By 2024, the station was still heavily reliant on support from the Corporation for Public Broadcasting (CPB) and Eastern Illinois University. That fiscal year, WEIU-TV reported revenue of $1.41 million, of which $471,980—33 percent—came from the CPB and $456,119—32 percent—came from the university, none of which was an appropriation made by EIU. The station had 82 members who contributed $4,243 and 359 members of a friends group who donated $85,659. As a result, Congress's 2025 action to rescind funding for the CPB in the Rescissions Act of 2025 put the station in financial jeopardy. On September 30, 2025, WEIU-TV concluded its affiliation with PBS and found other program sources to replace the 25 percent of its programming that was supplied by the network. The aim of the university was to keep News Watch and related programming in service as part of its academic programs. After the disaffiliation, EIU laid off five WEIU-TV employees, including the programming director.

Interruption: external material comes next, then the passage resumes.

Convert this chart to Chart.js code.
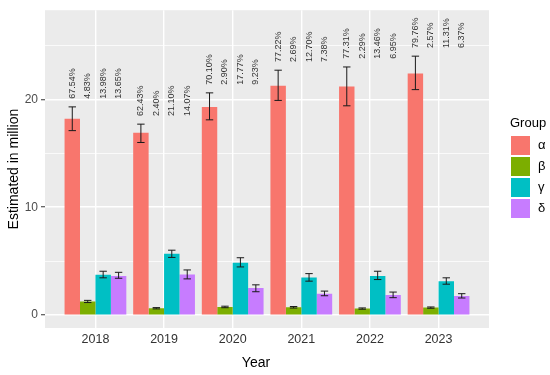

On April 26, 2026, WEIU-TV announced that it was ending its operations as a broadcast television station on May 15, with News Watch continuing as a daily live stream on YouTube during the fall and spring semesters. WEIU radio was unaffected by the changes. The station left the air for the last time at 10 a.m. CDT.

==Technical information and subchannels==
WEIU-TV's transmitter was located near Humboldt, Illinois. The station's signal was multiplexed:

Subchannels of WEIU-TV
| Channel | Res.Tooltip Display resolution | Short name | Programming |
| 51.1 | 1080i | WEIU-HD | Educational Independent |
| 51.2 | 480i | FNX | FNX |
| 51.6 | HitMix | Simulcast of WEIU |

===Analog-to-digital conversion===
WEIU-TV shut down its analog signal, over UHF channel 51, on February 17, 2009, the original target digital television transition date. The station's digital signal remained on its pre-transition UHF channel 50, using virtual channel 51.

WEIU-TV relocated its signal from channel 50 to channel 30 in 2019, as a result of the 2016 United States wireless spectrum auction.